It was a long time coming—22 years, to be exact—for biopic “Mandela: Long Walk to Freedom” to be released, but the film finally made its L.A. premiere Nov. 11 at the Arclight Cinerama Dome.
The film stars Idris Elba as Nelson Mandela and chronicles the leader’s life from childhood to becoming the first democratically elected president of South Africa. It was such a huge project that director Justin Chadwick turned it down at first, but after realizing that he could make the movie intimate and show the world a different side of Mandela, he decided to take it on.
“He was a fighter, a boxer,” he explained. “He loved cars, he loved women. He was flawed, and that just made him all the more extraordinary and what he did was all the more extraordinary. The backstory is the hundred-year history that his life represents of apartheid, but at the heart of it was a love story.”
The love story centers on Mandela and his wife, Winnie Mandela, portrayed by Naomie Harris.

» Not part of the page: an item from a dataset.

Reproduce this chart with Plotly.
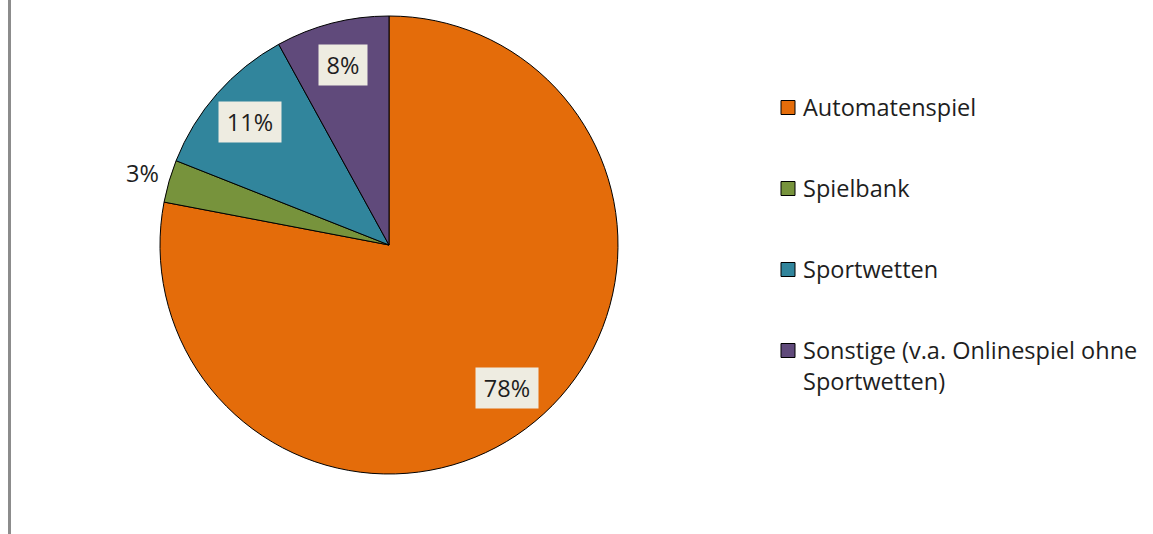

Harris said taking on such a huge character was tough, but there were two factors that made the road smoother for her: working with Chadwick again (they previously collaborated on “The First Grader”), and the opportunity to meet Winnie Mandela herself.
“Everybody had such strong opinions about how she should be played, so I really felt pulled in so many different directions,” she said. “It was great to sit down with Winnie herself and her to say, ‘Look, you’re the right person for this role. You’ve been chosen because you can do it. All I ask is you portray me faithfully.’”
Elba had quite the undertaking himself. He said he felt more like a researcher than an actor in preparing to take on the role, but it paid off. The film was even screened at the White House at President Barack Obama’s request.
A big stamp of approval, though, came from Mandela’s family. Elba called himself an “honorary Mandela” and said Mandela’s daughter, Zindzi Mandela, calls him dad. However, he was still nervous about showing the film to a South African audience for the first time.
“In South Africa, they were very silent and I wondered what that was about,” he recalled. “I thought maybe they didn’t like it, but they were just absorbing. You’ve got to remember, the whole freedom struggle in South Africa is about 25 years old. When we got there, the reaction was real.”
Elba’s portrayal even got a reaction from the former South African president himself. Producer Anant Singh, who started writing to Mandela in prison about the film 22 years ago, showed a scene of the movie to Mandela, and laughed as he remembered Mandela’s first reaction of seeing Elba as himself.
“He saw Idris Elba as the old Mandela in the Mandela prosthetics and he says, ‘Is that me?’” he said. “And it was very cute and he smiled and laughed, so it was very good.”
For Zindzi Mandela, who attended the L.A. premiere, the film had a big impact. She said seeing her father’s story on the big screen affected her dramatically.
“It was quite emotional for me,” she said of watching the film. “I was watching it with my mother, and it just forced me to take a journey that I wasn’t quite prepared to take. It was, in a sense, quite therapeutic.”
After the screening, attendees headed to bar Warwick to mingle over cocktails. “Mandela: Long Walk to Freedom” hits theaters Nov. 29.